While the point is not presented for decision, a reference to some of the authorities on the question, as to the effect of an injunction upon a deed made in violation of it, may not be out of place, and it will be seen that they are not altogether in perfect accord, some holding that the deed is voidable only to the extent of preventing its interference with the remedy of the party who obtained it, so that it will not be allowed to affect a substantial right of the other party or to deprive him of a substantial interest. If such a right or interest is not impaired, the act done or deed executed in violation of the writ is permitted to stand, or, in other words, it is always subject to the enforcement of the right and the protection of the interest. The other authorities seem to hold the act or deed to be void; but it may be that the apparent conflict can be reconciled, if proper attention is given to the facts of each case decided, and the necessity of protecting the particular right involved, (493) extending the principle in some cases and relaxing or modifying it in others to suit the facts and exigencies of the particular case. Butterv. Niles, 35 Hon. Pr. Rep. (N. Y.), 239, citing People v. Sturtevant,9 N.Y. 263; 2 Spelling on Inj. and Extr. Rem., sec. 1133; UnionTrust Co. v. S. I. N.Y. Nav. and Imp. Co., 130 U.S. 565
(32 L.Ed., 1043); 2 High on Inj., sec. 1461; Morris v. Bradford, 19 Ga. 527, citing Roberts v. Jackson, 1 Wend. (N. Y.), 485; Farnsworth v. Fowler, 1 Swan. (31 Tenn.), 1; Seligson v. Collins, 64 Tex. 314[64 Tex. 314];Bissell v. Besson, 47 N.J. Eq., 580; Taylor v. Hopkins, 40 Ill. 442;Ward v. Billups, 76 Tex. 466[76 Tex. 466].

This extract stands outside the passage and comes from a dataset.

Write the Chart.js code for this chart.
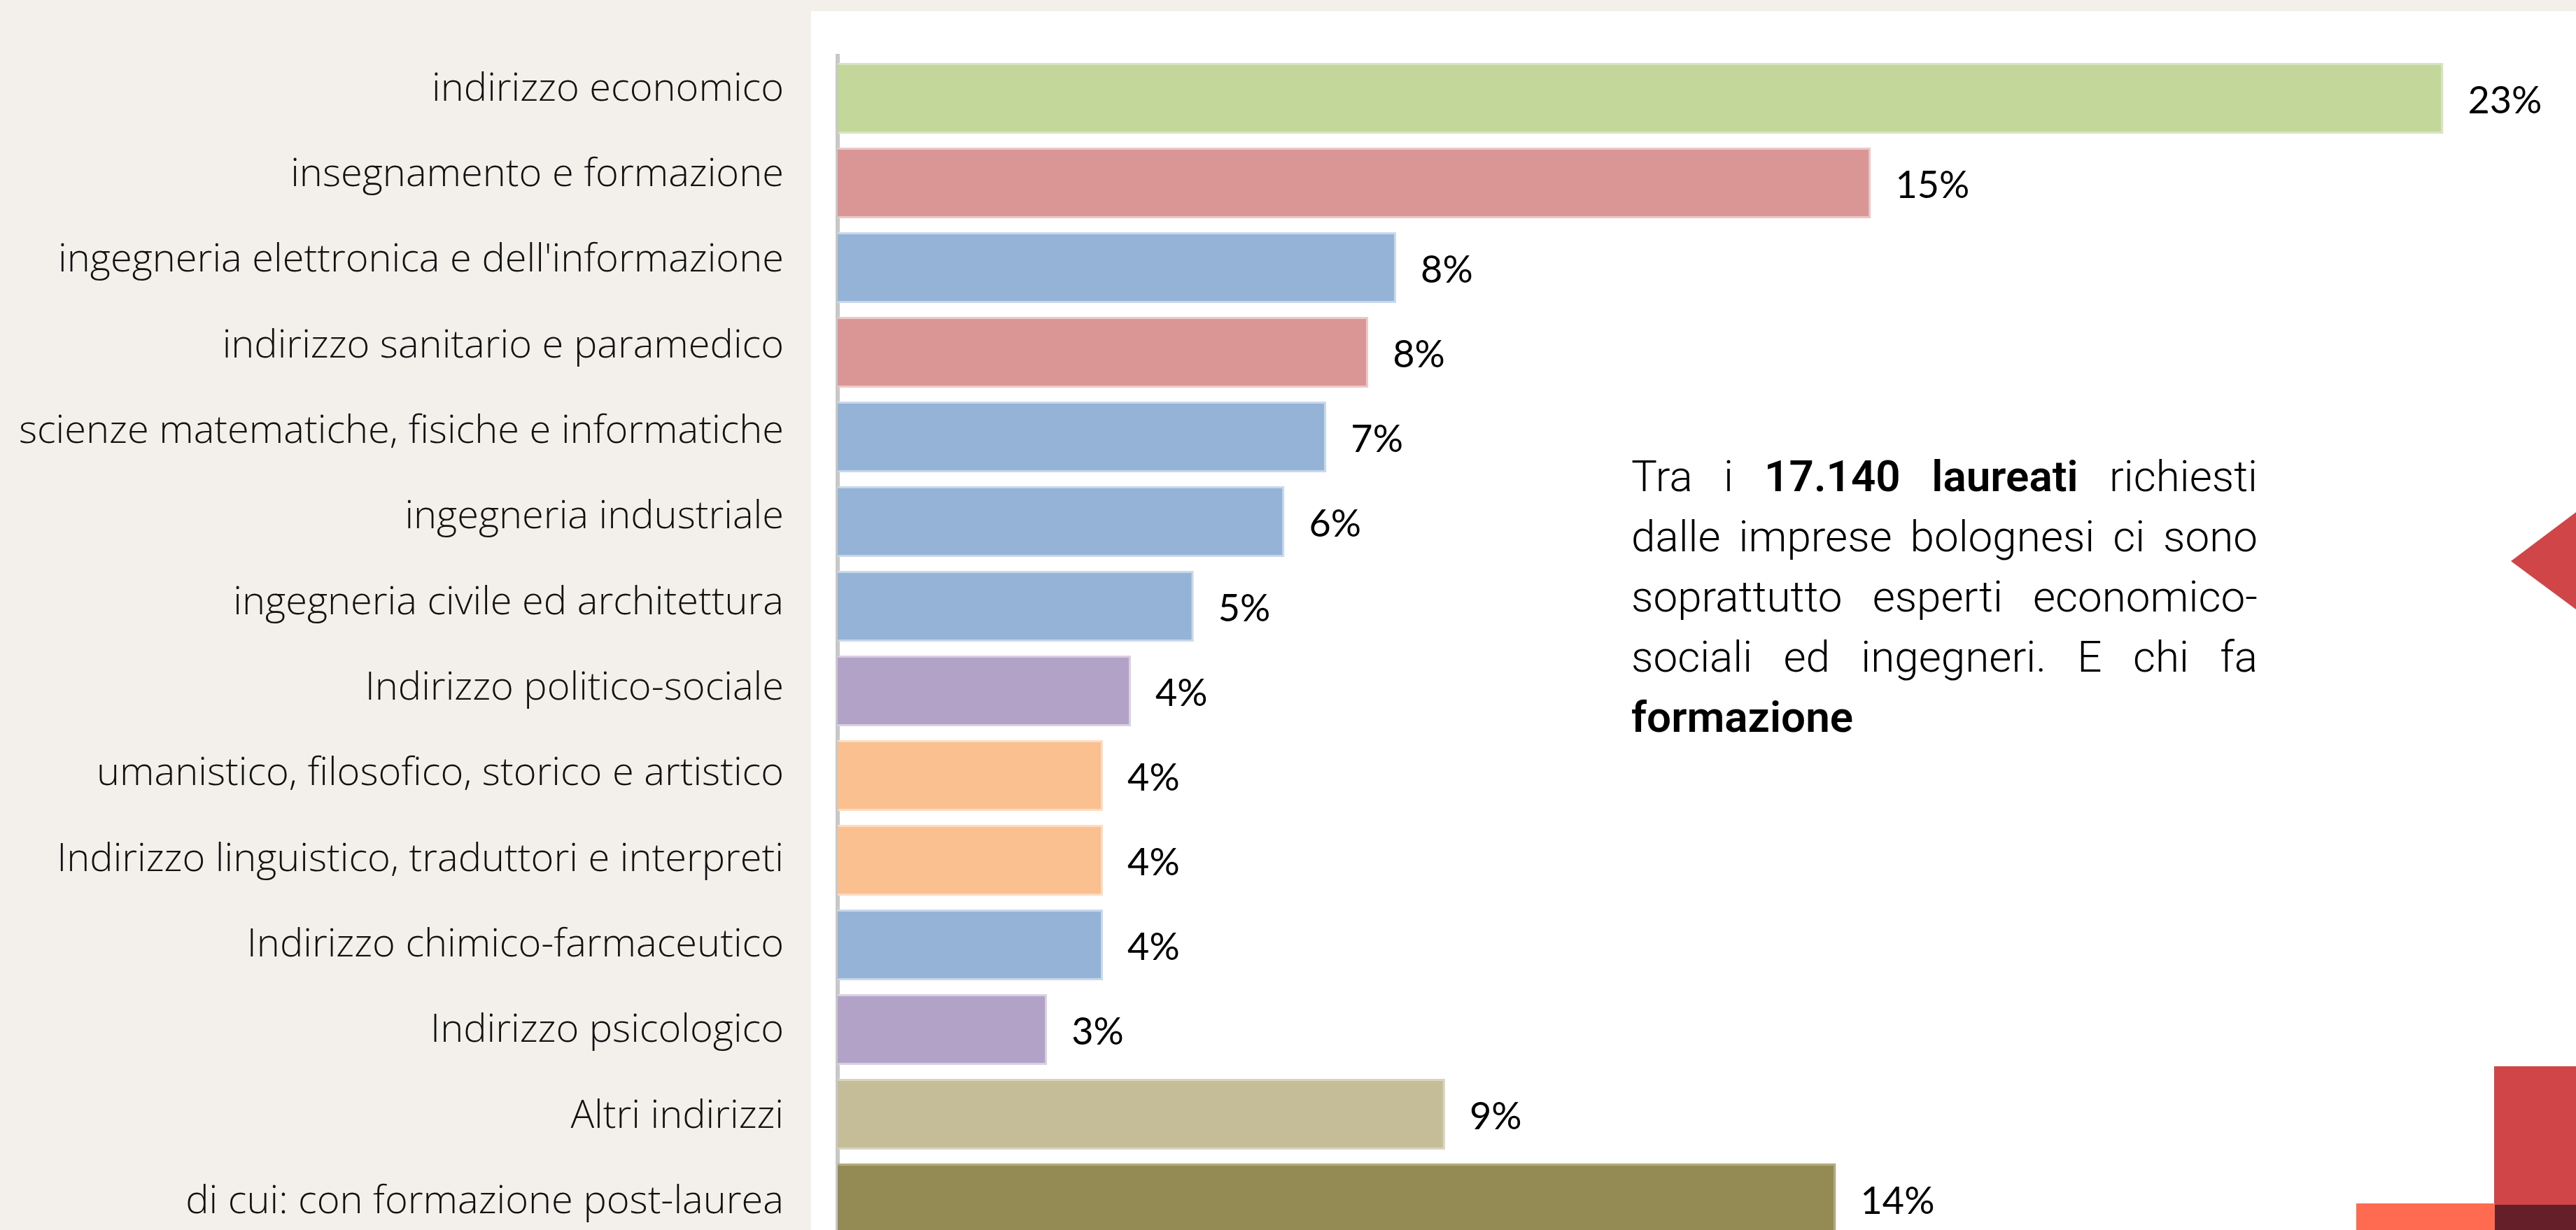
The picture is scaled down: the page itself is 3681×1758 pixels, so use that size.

The general consensus seems to be that the act in contravention of the writ of injuction is not only punishable as a contempt of the court's authority, but will not be allowed to prejudice the right and remedy of the party in whose interest it issued; but whether, subject to this rule, it will be allowed to stand at all, the authorities are not agreed. We refer to the subject in passing, as the reference may be of some practical avail in the future. It does not affect the merits of this appeal, as we hold that the court did not continue the injuction permanently, conceding its power to do so, its first order being merely equivalent to one enjoining the defendant against selling the land to the hearing, or until the matter was disposed of by a final decree. But *Page 397 
if it had been continued, the plaintiff in that suit, as we will see, was not injuriously affected by its violation, as it was issued to protect and preserve her right to alimony, and this she received in full, and consequently was in no way prejudiced by the mortgage to Lomax and the subsequent conveyance to Robert A. Gobble.
The other position advanced by defendants is equally untenable. They claim that as their mother was in possession for twenty years adversely, she acquired thereby a title to the land; but we cannot admit the premise from which this conclusion is drawn. Her possession was not adverse. The receiver, it appears, collected the rents and profits of the land and paid them to her. The land was in the custody of the law, through him, and the judgment by which he was placed in the possession of it was given at her request. She could not         (494) take possession of the land and hold it adversely to the receiver, without being guilty of a contempt of the court by the violation of its order issued at her instance. High on Receivers (3 Ed.), 163. The receiver's possession is that of the court, taken for the purpose of securing the thing in controversy, so that it may be subject to such disposition as it may finally direct. High on Receivers, secs. 134, 135 et seq. The defendant in that suit was put out of possession by the judgment, as the receiver was ordered to collect the rents and profits and was entitled to control the possession for that purpose. This being so, the law will not allow the possession by the plaintiff to destroy his title, while he was thus forbidden to enter and assert it. We have an ancient maxim that the act of law shall prejudice no man. Broom's Maxims (6 Ed.), marg. pp. 127, 395. The maxim was applied in Isler v. Brown, 66 N.C. 557, and Howell v. Harrell, 71 N.C. 161, to prevent the loss of a right by inaction or passiveness caused by its order. It is a just rule, and our moral perceptions of right would be rudely shocked if any other were allowed to prevail and deprive a man of his rights, when by the act of the court or the law he was rendered powerless to protect or preserve them. Besides, there is no evidence here of notorious and adverse possession under a claim of right. The plaintiff in the other case evidently held the possession by consent of the receiver, and her occupation was subordinate to this dominion over the land as an officer of the court. She received the rents and profits in this way, in discharge of her claim for alimony, instead of requiring him to lease the land, collect the rents, and pay them over to her. We will not presume that she intended to do a wrong.
Our conclusion is that the instruction to the jury was correct.